Please restate, exactly as written, the lines running from the beginning of the material through the line that has "sep=0] (maptitle) at" in it.

====

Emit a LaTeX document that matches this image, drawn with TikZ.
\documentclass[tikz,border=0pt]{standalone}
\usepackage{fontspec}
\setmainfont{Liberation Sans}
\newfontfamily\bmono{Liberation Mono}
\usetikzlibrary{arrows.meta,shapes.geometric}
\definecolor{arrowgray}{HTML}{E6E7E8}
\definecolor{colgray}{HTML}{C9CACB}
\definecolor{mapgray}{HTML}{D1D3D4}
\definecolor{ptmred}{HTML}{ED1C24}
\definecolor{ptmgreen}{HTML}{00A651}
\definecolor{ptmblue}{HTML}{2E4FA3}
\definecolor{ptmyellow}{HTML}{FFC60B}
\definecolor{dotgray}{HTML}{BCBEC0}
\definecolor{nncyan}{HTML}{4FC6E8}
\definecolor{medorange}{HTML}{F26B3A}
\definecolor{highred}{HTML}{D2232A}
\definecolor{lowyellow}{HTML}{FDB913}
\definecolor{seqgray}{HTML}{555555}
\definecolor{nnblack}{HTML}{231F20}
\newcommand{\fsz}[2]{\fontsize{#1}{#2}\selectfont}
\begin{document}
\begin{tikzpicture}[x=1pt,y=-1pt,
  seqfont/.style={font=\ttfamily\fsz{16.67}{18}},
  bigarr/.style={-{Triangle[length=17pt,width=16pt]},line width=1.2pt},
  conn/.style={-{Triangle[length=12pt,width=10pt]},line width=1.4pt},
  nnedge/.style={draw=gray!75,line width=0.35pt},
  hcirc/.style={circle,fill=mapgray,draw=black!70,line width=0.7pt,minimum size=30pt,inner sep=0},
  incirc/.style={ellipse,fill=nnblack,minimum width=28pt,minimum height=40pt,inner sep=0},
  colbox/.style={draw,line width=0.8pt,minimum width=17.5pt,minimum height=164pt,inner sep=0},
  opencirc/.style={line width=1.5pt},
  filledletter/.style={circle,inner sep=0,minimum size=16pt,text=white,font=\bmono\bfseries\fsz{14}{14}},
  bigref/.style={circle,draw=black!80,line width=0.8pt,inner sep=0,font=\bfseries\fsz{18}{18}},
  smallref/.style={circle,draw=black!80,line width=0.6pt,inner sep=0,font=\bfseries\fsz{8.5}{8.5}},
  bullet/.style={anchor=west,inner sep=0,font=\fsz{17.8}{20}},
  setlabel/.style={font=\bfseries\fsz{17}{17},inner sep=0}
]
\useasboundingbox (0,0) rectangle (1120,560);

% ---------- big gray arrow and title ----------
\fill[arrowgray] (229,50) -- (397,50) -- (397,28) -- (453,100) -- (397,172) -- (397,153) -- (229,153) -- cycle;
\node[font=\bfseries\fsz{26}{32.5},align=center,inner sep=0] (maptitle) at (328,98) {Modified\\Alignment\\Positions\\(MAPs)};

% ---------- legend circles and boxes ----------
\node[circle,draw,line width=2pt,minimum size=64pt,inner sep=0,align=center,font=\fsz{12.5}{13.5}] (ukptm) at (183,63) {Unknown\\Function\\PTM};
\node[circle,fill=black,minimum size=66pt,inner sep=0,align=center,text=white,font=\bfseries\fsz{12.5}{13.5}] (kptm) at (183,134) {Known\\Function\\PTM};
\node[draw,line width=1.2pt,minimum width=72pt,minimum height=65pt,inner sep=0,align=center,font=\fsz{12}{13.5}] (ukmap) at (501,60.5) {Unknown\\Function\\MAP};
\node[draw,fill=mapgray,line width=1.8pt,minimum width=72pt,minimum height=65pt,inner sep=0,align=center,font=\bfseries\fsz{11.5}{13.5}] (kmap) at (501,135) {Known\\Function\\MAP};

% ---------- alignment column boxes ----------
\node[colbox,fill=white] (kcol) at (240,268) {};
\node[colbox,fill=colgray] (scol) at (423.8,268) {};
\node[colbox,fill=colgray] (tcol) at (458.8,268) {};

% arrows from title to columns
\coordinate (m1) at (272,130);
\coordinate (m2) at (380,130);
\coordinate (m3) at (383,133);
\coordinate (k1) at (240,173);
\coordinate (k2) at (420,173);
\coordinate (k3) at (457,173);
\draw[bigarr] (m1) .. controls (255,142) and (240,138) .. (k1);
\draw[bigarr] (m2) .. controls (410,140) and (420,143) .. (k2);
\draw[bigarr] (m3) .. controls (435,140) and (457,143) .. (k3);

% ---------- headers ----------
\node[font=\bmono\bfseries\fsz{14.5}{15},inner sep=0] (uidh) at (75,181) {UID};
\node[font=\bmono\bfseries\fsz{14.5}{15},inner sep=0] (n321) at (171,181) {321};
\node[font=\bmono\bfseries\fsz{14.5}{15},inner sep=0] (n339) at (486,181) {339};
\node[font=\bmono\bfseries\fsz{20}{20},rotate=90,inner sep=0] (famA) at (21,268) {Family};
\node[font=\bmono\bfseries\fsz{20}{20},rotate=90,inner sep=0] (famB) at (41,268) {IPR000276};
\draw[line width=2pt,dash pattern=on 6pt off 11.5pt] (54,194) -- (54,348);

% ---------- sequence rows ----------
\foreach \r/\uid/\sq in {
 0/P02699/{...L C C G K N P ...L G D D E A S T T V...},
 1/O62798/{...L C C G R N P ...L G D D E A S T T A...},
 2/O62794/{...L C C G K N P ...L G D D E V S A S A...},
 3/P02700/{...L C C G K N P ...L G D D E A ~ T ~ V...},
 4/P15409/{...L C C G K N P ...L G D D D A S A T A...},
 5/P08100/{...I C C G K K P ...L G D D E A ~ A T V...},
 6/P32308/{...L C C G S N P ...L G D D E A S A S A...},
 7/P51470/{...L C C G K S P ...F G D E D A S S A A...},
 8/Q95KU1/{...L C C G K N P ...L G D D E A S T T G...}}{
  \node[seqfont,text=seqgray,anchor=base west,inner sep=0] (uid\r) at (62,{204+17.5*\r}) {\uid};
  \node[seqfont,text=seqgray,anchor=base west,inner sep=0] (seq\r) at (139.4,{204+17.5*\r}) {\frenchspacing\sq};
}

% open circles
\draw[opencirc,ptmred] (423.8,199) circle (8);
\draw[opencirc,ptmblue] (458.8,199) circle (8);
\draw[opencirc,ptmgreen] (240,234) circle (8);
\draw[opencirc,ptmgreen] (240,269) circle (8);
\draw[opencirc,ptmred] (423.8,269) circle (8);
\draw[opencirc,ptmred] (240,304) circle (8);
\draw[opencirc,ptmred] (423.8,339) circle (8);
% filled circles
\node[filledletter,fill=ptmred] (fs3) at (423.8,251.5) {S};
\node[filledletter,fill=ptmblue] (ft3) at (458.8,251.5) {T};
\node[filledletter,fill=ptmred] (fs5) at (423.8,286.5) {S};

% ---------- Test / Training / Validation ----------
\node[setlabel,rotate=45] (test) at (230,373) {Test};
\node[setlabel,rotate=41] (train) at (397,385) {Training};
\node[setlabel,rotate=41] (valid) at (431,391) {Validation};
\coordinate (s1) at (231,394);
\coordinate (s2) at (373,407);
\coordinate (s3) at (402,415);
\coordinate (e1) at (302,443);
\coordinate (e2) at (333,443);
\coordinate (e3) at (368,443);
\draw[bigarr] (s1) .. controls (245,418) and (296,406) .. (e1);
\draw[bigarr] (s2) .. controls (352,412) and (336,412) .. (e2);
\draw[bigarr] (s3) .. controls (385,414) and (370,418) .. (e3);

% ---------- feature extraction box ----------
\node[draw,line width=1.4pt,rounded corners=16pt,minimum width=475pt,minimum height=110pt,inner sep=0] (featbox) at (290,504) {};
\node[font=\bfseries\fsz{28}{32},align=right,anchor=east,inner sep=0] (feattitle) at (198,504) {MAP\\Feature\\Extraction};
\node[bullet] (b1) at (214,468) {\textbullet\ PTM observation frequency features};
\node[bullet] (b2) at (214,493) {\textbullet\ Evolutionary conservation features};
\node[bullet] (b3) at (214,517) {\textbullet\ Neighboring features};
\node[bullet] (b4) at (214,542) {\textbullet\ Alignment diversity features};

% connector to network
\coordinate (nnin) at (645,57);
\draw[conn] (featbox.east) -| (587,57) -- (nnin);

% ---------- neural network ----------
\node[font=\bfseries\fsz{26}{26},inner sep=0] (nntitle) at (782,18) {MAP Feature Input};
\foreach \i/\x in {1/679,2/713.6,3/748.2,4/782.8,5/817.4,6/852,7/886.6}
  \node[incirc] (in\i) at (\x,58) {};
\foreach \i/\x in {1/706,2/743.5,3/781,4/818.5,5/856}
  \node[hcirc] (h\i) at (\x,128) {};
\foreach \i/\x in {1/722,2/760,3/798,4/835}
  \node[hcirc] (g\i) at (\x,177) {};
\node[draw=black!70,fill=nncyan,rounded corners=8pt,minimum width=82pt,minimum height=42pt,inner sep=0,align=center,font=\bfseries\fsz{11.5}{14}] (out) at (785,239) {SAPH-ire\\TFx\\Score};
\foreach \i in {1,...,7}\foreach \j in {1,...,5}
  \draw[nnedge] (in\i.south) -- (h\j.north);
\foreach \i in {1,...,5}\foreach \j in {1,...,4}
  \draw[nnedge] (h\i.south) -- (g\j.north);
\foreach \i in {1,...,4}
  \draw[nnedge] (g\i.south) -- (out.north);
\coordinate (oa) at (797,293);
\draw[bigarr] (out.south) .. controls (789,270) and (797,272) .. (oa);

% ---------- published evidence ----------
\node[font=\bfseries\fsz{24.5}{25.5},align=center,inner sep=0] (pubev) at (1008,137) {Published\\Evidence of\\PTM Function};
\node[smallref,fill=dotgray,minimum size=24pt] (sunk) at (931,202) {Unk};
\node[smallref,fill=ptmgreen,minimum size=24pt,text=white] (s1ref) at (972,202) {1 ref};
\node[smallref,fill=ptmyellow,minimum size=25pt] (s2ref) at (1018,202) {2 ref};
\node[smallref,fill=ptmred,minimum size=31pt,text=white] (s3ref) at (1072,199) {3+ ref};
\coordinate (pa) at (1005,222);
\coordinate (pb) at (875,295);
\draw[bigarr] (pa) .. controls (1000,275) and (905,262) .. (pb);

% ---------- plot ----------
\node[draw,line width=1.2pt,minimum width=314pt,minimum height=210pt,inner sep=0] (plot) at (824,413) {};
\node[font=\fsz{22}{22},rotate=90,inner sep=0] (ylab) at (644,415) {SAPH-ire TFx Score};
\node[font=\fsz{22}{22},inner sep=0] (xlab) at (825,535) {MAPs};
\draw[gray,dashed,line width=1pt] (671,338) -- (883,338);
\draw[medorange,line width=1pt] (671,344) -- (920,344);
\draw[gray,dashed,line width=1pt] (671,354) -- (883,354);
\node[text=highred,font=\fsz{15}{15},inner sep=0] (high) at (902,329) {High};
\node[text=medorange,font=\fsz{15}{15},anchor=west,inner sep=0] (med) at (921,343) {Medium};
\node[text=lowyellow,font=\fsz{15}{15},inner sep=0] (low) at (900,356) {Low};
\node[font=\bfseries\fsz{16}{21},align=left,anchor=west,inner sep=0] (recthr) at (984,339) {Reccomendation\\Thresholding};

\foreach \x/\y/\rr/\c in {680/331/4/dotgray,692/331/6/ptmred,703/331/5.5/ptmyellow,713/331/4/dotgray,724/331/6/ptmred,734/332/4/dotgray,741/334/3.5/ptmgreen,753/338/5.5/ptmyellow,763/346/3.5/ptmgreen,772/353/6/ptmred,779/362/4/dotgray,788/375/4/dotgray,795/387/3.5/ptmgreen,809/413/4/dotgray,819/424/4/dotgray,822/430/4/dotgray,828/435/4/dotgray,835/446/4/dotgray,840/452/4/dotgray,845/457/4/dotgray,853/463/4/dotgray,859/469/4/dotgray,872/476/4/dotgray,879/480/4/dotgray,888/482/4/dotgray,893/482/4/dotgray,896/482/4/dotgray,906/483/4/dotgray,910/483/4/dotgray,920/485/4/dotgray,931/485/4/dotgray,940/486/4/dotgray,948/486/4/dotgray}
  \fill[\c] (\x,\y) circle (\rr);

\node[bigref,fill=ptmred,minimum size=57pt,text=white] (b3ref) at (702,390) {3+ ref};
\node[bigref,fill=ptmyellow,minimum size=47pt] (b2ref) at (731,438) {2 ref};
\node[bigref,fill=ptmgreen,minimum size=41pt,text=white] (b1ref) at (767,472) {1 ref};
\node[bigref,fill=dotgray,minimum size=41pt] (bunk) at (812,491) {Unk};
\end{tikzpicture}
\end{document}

====

Answer to this problem |
Emit a LaTeX document that matches this image, drawn with TikZ.
\documentclass[tikz,border=0pt]{standalone}
\usepackage{fontspec}
\setmainfont{Liberation Sans}
\newfontfamily\bmono{Liberation Mono}
\usetikzlibrary{arrows.meta,shapes.geometric}
\definecolor{arrowgray}{HTML}{E6E7E8}
\definecolor{colgray}{HTML}{C9CACB}
\definecolor{mapgray}{HTML}{D1D3D4}
\definecolor{ptmred}{HTML}{ED1C24}
\definecolor{ptmgreen}{HTML}{00A651}
\definecolor{ptmblue}{HTML}{2E4FA3}
\definecolor{ptmyellow}{HTML}{FFC60B}
\definecolor{dotgray}{HTML}{BCBEC0}
\definecolor{nncyan}{HTML}{4FC6E8}
\definecolor{medorange}{HTML}{F26B3A}
\definecolor{highred}{HTML}{D2232A}
\definecolor{lowyellow}{HTML}{FDB913}
\definecolor{seqgray}{HTML}{555555}
\definecolor{nnblack}{HTML}{231F20}
\newcommand{\fsz}[2]{\fontsize{#1}{#2}\selectfont}
\begin{document}
\begin{tikzpicture}[x=1pt,y=-1pt,
  seqfont/.style={font=\ttfamily\fsz{16.67}{18}},
  bigarr/.style={-{Triangle[length=17pt,width=16pt]},line width=1.2pt},
  conn/.style={-{Triangle[length=12pt,width=10pt]},line width=1.4pt},
  nnedge/.style={draw=gray!75,line width=0.35pt},
  hcirc/.style={circle,fill=mapgray,draw=black!70,line width=0.7pt,minimum size=30pt,inner sep=0},
  incirc/.style={ellipse,fill=nnblack,minimum width=28pt,minimum height=40pt,inner sep=0},
  colbox/.style={draw,line width=0.8pt,minimum width=17.5pt,minimum height=164pt,inner sep=0},
  opencirc/.style={line width=1.5pt},
  filledletter/.style={circle,inner sep=0,minimum size=16pt,text=white,font=\bmono\bfseries\fsz{14}{14}},
  bigref/.style={circle,draw=black!80,line width=0.8pt,inner sep=0,font=\bfseries\fsz{18}{18}},
  smallref/.style={circle,draw=black!80,line width=0.6pt,inner sep=0,font=\bfseries\fsz{8.5}{8.5}},
  bullet/.style={anchor=west,inner sep=0,font=\fsz{17.8}{20}},
  setlabel/.style={font=\bfseries\fsz{17}{17},inner sep=0}
]
\useasboundingbox (0,0) rectangle (1120,560);

% ---------- big gray arrow and title ----------
\fill[arrowgray] (229,50) -- (397,50) -- (397,28) -- (453,100) -- (397,172) -- (397,153) -- (229,153) -- cycle;
\node[font=\bfseries\fsz{26}{32.5},align=center,inner sep=0] (maptitle) at (328,98) {Modified\\Alignment\\Positions\\(MAPs)};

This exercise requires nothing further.